Within the past two months, Border Patrol agents have apprehended two Yemeni men who are on the FBI’s Terrorism Watch List and the No-Fly list, according to Customs and Border Protection (CBP).
Both men were arrested in separate incidents after crossing the border illegally just west of the Calexico Port of Entry in California.
Agents apprehended the first man, a 33-year-old, on Jan. 29. They also found a cellphone sim card hidden underneath the insole of his shoe, according to CBP.
The man was transferred to Immigration and Customs Enforcement.
The second man, a 26-year-old illegal alien, was arrested on March 30. CBP said he’s being held in federal custody pending removal.

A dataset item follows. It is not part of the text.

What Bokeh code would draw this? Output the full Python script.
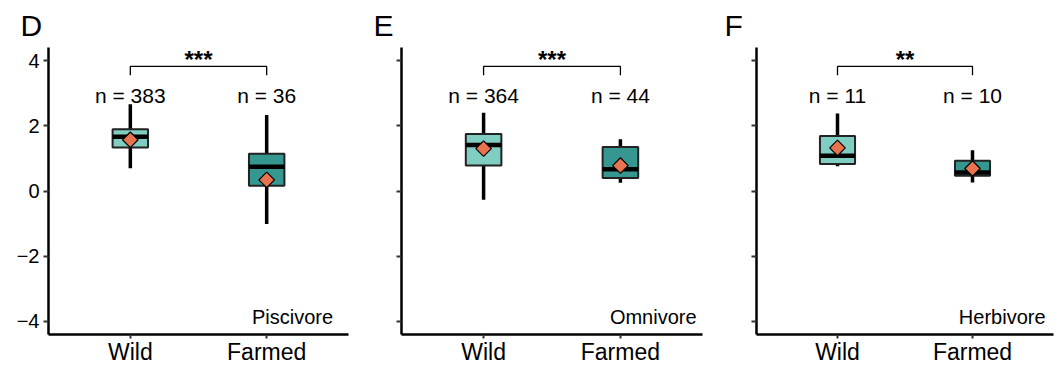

An additional 3,000 “special-interest” aliens were apprehended at the southwest border in 2018, former DHS Secretary Kirstjen Nielsen said on Jan. 4, 2019.
Mexican cartels control the south side of the U.S. border, and they’re known to use large groups of families and children to tie up Border Patrol resources so they can send illicit goods and criminals through an unpatrolled area. Another tactic is to place criminals in with large groups so they can blend in.
Current estimates suggest that at least 1,000 illegal aliens evade Border Patrol capture every day.
In Europe, concerns mounted in 2015 and 2016, when terrorists started to infiltrate the massive refugee flows coming mostly from Syria.
In a two-year span from the end of 2015, more than 300 people were killed and thousands more were injured in ISIS-inspired attacks, including those in Paris (mass shootings and suicide bombings), Brussels (two suicide bombings), Nice (truck attack), Berlin Christmas markets (truck attack), the Manchester Arena (suicide bomb), the London Bridge (van and stabbings), and Barcelona (van attack).
“We should remember, most of the terrorists that infiltrated the European borders abused that asylum system—made up fake names and fake stories—and got in [during] the crisis,” said Todd Bensman, author of “America’s Covert Border War” and senior fellow at the Center for Immigration Studies, on Feb. 10.
The press release about the Yemenis has since been removed from the CBP website. A CBP spokesperson told The Epoch Times via email that it wasn’t “properly reviewed and contained certain disclosure and policy information related to national security,” but didn’t go into detail.